Hi Yoav! Thanks for pinging the list about this.

On Fri, Dec 28, 2012 at 2:58 PM, Yoav Weiss <yoav@yoav.ws> wrote:
> Inline style tags are an important part of Web performance best practices.

I'm sure my car would go much faster if I strapped a rocket engine to
the roof, but speed isn't the only relevant consideration. :) There's
sometimes a choice to be made between risk and performance.

It's important to note that CSP doesn't, in fact, ban inline style. A
developer can choose to allow inline style by adding 'unsafe-inline'
as a whitelisted source of style, though of course that increases her
risk of some forms of XSS attack. That's a choice she is in the best
position to evaluate.

>  * Allow inline style in the page’s `head`, possibly using an
> `unsafe-inline-in-head` directive
>   - I’m not certain, but I think it’s safe to assume that user-generated
> content does not get included to the page’s `head`, at least in most cases.
>   - The same directive can probably be beneficial for scripts as well.

I don't think it's safe to assume that developers won't echo
user-controlled data in a document's head. Twitter, for instance,
echos the username in the ID of two inline style blocks (not to pick
on Twitter; that was just the first site I checked, and it looks like
they're being careful about escaping). Debug comments in a document's
head are also fairly common, as well as advertisement setup code that
encode the current URL.

Still, the idea of scoping the whitelist to a document's head is
interesting. I'm not sure the complexity is worth the benefit, but I
do think it's worth some discussion.

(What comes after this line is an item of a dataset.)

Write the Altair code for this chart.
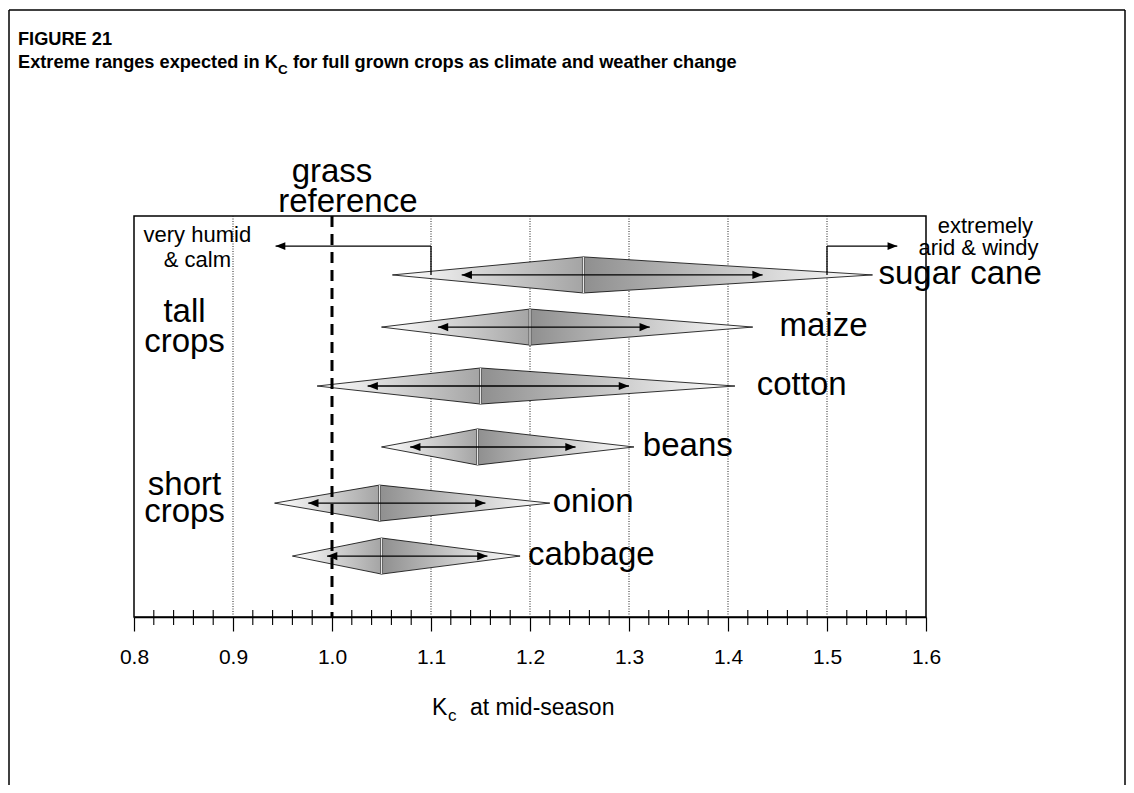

Some quantification of the
performance impact

>  * Allow a nonce to enable inline styles, even if inline styles are blocked
> by default.
>   - Since this is permitted for scripts, I don’t see any security downsides
> here.

If there's a good use case for `style-nonce`, it sounds reasonable to add it.

> Please note that a “nonce” based solution will make it impossible for some
> Web developers to include only certain inline scripts and styles, since they
> only have control on their site’s client-side code and a random nonce
> requires server-side logic.

If developers don't have access to their server, then they're going to
have a hard time using CSP in general; the preferred delivery
mechanism is an HTTP header, and WebKit is the only engine that
implements the still-experimental <meta> delivery mechanism.